Seule certitude : les militaires ukrainiens envoyés par Kiev font manifestement tout pour éviter le bain de sang, mais ils n’arrivent pas à reprendre la main. Cette nuit là, à Mariopol, ils ont fini par réussir à évacuer la mairie à coups de gaz lacrymogène. Mais aux premières heures du jour, les indépendantistes hissaient à nouveau le drapeau sur le bâtiment cerné de barricades, de vieux pneus et de barbelés !
L'énergie du désespoir
Dans la matinée, une foule grondante, énervée, s’est rassemblée sur les lieux. Ici, pas de types encagoulés, pas de commandos armés, par de kalachnikovs pour tenir les lieux, comme à Slaviansk ou Donetsk. Juste des habitants du coin, des retraités, des chômeurs, des ouvriers condamnés au chômage technique, dans cette région sidérurgique lourdement touchée par la crise. Ils sont pauvres, mus par l’énergie du désespoir, convaincus que "la clique de Kiev" les écrasera. Ils ne veulent pas forcément un rattachement à la Russie :
Il faut que le peuple décide"
Non, ce qu’ils exigent, c’est l’autonomie pour le Donbass, en tout cas, la rupture avec Kiev "qui pompe tout notre argent tout en nous traitant comme des citoyens de seconde zone".

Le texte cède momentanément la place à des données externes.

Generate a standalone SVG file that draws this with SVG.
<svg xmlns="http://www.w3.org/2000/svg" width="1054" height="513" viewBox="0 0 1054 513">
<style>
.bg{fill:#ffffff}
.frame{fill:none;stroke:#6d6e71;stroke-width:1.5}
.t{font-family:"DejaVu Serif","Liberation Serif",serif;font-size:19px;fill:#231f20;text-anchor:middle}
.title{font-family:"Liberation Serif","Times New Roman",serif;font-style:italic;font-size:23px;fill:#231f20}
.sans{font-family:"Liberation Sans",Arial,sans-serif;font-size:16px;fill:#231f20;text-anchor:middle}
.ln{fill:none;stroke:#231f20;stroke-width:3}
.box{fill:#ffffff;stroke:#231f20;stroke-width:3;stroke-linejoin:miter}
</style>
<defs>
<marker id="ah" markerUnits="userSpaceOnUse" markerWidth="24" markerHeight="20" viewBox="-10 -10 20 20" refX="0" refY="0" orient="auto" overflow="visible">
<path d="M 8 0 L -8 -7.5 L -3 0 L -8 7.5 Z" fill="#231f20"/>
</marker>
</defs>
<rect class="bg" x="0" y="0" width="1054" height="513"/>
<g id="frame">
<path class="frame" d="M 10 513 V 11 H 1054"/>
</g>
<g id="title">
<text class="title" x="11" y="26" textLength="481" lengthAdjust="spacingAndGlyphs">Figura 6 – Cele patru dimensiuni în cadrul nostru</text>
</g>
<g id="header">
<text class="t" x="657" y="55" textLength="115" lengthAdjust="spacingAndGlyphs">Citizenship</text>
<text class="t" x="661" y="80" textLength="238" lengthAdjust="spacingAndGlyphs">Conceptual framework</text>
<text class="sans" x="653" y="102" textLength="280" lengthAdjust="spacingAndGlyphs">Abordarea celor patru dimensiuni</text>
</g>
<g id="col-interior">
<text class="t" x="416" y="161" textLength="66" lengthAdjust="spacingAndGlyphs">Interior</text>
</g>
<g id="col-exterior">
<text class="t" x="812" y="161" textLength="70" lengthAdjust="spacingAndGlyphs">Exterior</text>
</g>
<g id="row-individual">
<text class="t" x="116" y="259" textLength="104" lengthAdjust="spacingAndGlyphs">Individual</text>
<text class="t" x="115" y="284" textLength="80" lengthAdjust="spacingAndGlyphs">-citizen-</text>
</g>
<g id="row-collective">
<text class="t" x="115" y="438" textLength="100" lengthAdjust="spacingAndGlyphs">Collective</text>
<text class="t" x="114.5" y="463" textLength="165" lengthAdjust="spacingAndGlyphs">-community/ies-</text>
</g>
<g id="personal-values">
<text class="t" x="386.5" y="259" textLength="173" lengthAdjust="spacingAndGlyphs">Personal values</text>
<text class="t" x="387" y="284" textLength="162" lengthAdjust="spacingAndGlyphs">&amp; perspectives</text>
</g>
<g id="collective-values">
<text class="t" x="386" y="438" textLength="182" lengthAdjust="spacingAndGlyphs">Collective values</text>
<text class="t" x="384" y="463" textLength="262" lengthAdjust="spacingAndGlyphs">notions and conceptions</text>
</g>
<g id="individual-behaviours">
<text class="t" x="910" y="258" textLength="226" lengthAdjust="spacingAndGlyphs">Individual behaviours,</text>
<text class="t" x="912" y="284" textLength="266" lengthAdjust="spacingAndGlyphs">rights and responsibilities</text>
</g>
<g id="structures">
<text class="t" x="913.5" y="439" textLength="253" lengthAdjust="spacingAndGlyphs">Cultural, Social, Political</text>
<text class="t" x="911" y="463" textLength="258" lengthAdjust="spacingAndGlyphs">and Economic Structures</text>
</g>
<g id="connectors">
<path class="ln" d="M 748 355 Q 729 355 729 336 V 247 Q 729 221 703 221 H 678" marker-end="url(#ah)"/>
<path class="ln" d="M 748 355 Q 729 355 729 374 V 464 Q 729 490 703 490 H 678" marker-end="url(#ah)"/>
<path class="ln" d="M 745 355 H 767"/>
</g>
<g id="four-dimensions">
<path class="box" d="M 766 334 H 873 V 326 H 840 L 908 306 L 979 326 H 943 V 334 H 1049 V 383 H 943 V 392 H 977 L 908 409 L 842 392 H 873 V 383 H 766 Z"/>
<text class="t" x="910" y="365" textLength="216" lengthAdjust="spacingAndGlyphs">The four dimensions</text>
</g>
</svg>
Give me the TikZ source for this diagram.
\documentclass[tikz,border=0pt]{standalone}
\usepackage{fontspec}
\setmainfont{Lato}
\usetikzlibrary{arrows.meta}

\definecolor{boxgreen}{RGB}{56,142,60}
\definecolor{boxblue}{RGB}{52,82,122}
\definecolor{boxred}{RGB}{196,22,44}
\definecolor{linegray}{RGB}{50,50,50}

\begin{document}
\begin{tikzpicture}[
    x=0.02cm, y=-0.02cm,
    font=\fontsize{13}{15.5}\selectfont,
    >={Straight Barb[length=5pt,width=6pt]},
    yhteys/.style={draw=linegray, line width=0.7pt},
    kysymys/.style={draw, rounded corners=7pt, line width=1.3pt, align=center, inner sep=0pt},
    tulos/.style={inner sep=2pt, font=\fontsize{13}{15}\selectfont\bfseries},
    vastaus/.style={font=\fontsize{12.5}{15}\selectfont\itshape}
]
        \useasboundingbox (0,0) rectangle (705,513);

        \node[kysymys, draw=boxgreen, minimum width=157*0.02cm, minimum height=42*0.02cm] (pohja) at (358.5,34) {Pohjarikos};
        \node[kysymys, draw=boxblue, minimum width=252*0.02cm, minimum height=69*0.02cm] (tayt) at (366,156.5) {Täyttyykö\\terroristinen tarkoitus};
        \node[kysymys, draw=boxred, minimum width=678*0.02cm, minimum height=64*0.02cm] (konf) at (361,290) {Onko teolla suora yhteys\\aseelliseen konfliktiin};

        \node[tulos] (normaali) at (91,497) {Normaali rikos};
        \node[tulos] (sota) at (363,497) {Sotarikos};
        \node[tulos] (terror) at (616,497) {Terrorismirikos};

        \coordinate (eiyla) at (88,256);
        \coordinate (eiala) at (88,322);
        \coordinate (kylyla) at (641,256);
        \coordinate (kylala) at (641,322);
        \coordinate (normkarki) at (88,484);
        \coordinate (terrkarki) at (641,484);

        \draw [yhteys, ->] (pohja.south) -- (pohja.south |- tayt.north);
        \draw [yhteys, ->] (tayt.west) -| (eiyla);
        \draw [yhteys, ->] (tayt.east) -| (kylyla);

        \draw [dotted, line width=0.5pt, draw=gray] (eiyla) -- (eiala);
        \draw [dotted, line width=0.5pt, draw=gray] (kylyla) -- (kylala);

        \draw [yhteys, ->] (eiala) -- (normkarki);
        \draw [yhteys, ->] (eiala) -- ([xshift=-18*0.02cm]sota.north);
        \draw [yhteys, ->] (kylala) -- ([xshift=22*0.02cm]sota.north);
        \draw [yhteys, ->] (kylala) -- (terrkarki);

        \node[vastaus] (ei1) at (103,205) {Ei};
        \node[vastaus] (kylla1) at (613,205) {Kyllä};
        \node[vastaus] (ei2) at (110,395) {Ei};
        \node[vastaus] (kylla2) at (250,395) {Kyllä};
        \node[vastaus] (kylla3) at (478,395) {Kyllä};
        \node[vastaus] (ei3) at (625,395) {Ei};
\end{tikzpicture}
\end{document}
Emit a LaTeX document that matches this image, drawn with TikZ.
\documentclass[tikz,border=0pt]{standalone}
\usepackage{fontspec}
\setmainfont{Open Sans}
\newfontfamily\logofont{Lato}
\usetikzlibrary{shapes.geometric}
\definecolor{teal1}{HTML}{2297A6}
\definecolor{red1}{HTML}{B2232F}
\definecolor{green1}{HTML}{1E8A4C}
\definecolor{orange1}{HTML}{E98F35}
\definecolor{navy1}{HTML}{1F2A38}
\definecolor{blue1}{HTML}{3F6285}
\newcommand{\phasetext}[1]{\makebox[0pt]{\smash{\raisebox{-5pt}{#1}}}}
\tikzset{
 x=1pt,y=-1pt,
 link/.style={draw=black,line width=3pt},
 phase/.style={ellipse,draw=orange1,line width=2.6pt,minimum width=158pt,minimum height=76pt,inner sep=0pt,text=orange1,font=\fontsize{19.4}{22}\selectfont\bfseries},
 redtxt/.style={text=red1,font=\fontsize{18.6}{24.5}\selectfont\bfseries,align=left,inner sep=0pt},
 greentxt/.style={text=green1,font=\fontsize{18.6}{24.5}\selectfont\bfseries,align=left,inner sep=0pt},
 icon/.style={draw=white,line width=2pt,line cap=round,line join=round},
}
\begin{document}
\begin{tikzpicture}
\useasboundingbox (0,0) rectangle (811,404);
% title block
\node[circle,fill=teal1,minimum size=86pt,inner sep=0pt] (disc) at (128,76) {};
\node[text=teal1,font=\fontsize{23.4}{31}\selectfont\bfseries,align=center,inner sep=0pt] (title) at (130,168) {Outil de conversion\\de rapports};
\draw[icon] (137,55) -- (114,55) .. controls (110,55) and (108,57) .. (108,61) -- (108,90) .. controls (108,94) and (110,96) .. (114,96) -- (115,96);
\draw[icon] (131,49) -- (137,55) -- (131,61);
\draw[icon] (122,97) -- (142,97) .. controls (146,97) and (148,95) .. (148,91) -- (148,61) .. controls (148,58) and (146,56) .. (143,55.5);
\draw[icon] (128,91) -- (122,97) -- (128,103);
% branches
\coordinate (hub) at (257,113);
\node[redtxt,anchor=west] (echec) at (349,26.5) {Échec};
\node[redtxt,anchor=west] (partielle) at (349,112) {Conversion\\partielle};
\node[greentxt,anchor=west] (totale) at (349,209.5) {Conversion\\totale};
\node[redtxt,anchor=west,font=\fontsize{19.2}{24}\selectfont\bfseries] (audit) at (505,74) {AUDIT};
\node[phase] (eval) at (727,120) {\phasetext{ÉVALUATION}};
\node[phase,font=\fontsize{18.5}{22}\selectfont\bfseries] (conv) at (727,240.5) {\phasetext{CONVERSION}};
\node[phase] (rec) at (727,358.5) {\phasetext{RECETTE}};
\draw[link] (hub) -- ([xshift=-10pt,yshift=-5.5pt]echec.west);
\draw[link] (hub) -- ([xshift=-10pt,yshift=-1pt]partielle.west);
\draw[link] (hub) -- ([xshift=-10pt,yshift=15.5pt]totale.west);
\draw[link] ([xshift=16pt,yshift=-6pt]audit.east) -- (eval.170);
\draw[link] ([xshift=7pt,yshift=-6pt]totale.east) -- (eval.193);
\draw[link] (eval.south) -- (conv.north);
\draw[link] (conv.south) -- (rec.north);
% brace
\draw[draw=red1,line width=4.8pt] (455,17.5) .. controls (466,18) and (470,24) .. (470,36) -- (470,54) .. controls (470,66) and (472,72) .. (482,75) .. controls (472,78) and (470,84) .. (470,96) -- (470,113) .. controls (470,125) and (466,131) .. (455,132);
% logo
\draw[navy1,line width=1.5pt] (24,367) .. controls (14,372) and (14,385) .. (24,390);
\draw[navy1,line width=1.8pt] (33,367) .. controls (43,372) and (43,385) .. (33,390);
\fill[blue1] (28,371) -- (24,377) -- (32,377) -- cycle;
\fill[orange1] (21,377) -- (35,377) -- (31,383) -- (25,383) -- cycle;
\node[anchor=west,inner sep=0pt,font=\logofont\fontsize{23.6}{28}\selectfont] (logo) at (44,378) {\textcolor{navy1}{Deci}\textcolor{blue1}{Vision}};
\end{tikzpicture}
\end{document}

Dans la foule, les vieilles femmes, très nombreuses, sont littéralement déchaînées. L’une d’elle se met soudain à sangloter :
Je vous en supplie à genoux, dites la vérité : nous ne voulons pas de ces fascistes, vous comprenez ça ? Tout ce qu’il s veulent, c’est nous exterminer. On n’est pas des terroristes, on n’est pas des séparatistes. Notre seul crime, c’est de vouloir barrer la route aux nazis. On donnera notre vie pour ça s’il le faut."